Murphy and Department of Environmental Protection Commissioner Catherine McCabe say that the state is working with federal officials to determine how widespread the lead problem might be. This is while the state ships in 70,000 cases of emergency bottled water for affected residents.
“We don't know [if] this is something we may be able to resolve quickly or not. But there's not an unending supply and that's one area where the federal government certainly can - we're going to need them to punch at their weight,” Murphy says.
Officials say that the lead issue lies in the city’s infrastructure and not in the water supply itself. Newark officials say that federal assistance could reduce the 10-year timeline for replacing 14,000 lead service lines citywide.
“The reality is, the water in the reservoir does not have lead in it. Right? When the water leaves the reservoir and goes through our pipes and gets in the pipes in people's homes, lead leaches from the pipes and gets into people's water,” Baraka says.
Newark began giving out free bottled water to residents Monday after water tested in three homes with filters still showed signs of lead contamination. But officials say that there's not enough information to say for sure whether filters have failed. One home passed the test. In the other two, the tests found lead levels had gone down dramatically - but not enough.
“We take this very seriously. We want to be out ahead of this…I think all of us believe we need to have a lot more data to understand the exact trajectory here,” says Murphy.

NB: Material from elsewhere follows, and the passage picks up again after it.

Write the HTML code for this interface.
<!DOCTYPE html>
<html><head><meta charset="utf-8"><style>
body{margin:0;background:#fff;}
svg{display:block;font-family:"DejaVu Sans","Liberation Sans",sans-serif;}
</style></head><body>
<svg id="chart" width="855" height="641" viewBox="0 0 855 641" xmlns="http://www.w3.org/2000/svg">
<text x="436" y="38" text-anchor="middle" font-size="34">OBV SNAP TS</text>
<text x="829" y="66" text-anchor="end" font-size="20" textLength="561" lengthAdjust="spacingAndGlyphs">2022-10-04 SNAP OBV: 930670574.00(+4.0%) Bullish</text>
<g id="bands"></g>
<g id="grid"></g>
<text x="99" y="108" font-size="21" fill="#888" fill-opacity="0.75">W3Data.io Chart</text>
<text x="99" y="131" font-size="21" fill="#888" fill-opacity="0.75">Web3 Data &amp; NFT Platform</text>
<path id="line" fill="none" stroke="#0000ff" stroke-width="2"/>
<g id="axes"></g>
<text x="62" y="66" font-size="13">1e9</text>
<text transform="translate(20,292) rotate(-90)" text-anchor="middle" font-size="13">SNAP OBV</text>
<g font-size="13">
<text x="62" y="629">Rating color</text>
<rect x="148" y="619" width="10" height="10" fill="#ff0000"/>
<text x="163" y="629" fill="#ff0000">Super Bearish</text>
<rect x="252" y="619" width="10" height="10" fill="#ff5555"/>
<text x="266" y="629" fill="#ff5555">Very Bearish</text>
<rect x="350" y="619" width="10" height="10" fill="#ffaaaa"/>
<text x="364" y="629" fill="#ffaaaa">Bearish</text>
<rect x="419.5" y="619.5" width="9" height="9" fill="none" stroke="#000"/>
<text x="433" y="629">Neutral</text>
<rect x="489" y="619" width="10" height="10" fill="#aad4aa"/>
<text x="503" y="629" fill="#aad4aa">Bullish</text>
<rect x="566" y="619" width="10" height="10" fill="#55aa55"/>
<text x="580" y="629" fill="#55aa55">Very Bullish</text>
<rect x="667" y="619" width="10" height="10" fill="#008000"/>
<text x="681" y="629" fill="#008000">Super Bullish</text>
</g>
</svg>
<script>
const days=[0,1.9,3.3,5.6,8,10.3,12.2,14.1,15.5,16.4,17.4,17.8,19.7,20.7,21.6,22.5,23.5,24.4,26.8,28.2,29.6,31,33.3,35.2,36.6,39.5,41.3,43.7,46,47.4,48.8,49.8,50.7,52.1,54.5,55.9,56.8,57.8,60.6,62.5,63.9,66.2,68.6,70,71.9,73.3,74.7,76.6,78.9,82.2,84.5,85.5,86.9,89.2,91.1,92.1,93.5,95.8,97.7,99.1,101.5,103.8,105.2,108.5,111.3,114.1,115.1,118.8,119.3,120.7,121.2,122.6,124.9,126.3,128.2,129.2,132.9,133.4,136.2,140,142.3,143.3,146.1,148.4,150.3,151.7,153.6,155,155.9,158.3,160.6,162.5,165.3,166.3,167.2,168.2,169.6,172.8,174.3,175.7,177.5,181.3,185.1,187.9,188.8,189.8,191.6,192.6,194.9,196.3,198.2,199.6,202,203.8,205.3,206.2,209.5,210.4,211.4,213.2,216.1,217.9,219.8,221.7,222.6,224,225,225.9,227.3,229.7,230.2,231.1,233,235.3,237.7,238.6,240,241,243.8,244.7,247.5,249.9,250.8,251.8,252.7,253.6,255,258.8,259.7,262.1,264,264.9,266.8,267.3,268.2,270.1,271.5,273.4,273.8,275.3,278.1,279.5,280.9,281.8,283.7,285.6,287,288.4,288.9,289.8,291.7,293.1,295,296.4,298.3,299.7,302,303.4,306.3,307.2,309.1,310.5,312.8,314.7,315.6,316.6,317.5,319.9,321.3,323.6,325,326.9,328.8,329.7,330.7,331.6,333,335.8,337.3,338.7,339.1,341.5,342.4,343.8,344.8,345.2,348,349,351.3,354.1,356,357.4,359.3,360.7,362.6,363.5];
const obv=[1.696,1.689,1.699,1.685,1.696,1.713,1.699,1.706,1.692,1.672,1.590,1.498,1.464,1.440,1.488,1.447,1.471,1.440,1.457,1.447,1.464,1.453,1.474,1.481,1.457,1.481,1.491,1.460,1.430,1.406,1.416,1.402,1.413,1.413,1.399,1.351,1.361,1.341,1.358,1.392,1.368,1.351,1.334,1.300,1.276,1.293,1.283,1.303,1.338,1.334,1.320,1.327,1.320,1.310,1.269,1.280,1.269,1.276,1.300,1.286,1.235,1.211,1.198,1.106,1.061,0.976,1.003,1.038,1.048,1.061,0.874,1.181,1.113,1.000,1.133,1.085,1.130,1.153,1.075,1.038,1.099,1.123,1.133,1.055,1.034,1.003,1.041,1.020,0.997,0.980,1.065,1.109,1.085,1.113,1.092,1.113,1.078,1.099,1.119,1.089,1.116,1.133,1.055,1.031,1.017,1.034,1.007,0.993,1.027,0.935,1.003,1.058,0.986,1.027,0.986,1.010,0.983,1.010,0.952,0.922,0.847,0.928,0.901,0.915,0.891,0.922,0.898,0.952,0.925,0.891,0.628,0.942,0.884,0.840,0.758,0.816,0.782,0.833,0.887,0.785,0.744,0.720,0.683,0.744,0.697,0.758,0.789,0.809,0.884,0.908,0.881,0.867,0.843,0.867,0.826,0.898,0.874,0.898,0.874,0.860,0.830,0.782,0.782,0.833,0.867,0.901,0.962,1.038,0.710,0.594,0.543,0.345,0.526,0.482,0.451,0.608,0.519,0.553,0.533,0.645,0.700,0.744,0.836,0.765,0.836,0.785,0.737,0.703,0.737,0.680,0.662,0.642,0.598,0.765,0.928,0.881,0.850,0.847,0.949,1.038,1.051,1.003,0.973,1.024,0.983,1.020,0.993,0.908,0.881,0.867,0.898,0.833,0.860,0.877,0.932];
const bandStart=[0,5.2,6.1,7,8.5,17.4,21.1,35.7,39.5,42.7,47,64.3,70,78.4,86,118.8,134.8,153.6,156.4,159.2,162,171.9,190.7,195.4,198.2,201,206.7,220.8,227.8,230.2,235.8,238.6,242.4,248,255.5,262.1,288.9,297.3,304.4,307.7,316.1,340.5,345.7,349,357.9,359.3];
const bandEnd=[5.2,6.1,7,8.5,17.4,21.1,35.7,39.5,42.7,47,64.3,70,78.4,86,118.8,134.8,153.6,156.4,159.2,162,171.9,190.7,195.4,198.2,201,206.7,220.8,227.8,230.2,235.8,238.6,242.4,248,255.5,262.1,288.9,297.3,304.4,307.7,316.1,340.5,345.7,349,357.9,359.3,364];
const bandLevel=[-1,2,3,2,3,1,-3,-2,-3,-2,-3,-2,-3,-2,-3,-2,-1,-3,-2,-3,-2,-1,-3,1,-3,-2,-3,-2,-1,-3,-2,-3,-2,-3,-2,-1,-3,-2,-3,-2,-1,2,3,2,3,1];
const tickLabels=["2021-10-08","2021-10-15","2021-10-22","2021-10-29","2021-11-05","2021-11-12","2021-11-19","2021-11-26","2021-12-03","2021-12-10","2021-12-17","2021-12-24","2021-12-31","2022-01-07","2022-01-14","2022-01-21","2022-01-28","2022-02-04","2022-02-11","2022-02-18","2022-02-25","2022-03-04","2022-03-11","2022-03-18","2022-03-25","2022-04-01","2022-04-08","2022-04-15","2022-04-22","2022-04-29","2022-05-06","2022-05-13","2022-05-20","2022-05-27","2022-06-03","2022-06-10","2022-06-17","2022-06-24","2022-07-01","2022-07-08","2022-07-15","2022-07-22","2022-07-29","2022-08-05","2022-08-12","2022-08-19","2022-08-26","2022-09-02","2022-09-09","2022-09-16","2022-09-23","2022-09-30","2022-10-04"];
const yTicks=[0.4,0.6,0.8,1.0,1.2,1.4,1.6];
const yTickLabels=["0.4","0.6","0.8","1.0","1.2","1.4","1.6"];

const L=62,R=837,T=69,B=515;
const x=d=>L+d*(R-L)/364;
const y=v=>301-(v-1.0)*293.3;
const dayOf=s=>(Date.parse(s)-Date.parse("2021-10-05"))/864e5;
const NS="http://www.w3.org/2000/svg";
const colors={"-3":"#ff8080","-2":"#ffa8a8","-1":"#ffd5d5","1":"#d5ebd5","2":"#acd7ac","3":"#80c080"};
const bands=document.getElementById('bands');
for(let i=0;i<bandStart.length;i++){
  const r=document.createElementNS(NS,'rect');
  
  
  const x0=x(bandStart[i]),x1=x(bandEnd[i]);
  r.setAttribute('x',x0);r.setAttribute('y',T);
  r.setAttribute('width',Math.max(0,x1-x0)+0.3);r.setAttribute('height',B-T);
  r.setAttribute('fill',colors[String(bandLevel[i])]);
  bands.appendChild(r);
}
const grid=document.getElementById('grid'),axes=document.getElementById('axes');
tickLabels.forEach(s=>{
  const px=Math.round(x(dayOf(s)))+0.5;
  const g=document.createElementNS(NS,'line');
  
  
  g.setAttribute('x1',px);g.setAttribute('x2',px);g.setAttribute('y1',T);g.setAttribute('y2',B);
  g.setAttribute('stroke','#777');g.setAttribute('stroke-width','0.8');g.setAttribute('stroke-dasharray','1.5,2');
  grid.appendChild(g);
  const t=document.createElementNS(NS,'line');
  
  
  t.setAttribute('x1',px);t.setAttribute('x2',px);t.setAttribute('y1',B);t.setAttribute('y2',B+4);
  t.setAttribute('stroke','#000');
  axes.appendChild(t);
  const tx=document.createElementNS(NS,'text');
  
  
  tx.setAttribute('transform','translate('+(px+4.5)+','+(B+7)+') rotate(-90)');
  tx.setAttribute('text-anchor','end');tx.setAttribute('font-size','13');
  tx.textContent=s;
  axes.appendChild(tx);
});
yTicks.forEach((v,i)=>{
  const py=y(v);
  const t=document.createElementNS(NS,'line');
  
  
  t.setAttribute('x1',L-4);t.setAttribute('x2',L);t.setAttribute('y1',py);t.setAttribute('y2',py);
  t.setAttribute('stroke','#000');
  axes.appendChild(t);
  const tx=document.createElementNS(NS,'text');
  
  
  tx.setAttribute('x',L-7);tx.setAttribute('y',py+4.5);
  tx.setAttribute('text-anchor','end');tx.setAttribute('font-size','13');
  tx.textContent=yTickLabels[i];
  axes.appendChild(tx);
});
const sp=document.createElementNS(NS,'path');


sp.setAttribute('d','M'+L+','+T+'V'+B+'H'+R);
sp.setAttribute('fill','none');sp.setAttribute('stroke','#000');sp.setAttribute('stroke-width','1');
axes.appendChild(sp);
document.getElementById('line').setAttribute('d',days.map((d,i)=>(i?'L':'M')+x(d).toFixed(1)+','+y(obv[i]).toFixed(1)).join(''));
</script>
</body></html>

Newark is not the only place in New Jersey facing issues with lead service lines. McCabe said her office estimates there are 300,000 homes with lead lines statewide. She says that it would cost a total of $3 billion to fix them.
State leaders say that they will be holding hearings soon about water safety, which will examine how to better enforce the "Water Quality Accountability Act. State Sen. Troy Singleton will chair the hearings.
Democratic presidential candidate Sen. Cory Booker, a former Newark mayor, says, “It’s shameful that our national crisis of lead-contaminated water disproportionately hits poor black and brown communities like my own."
Booker is also calling for federal action.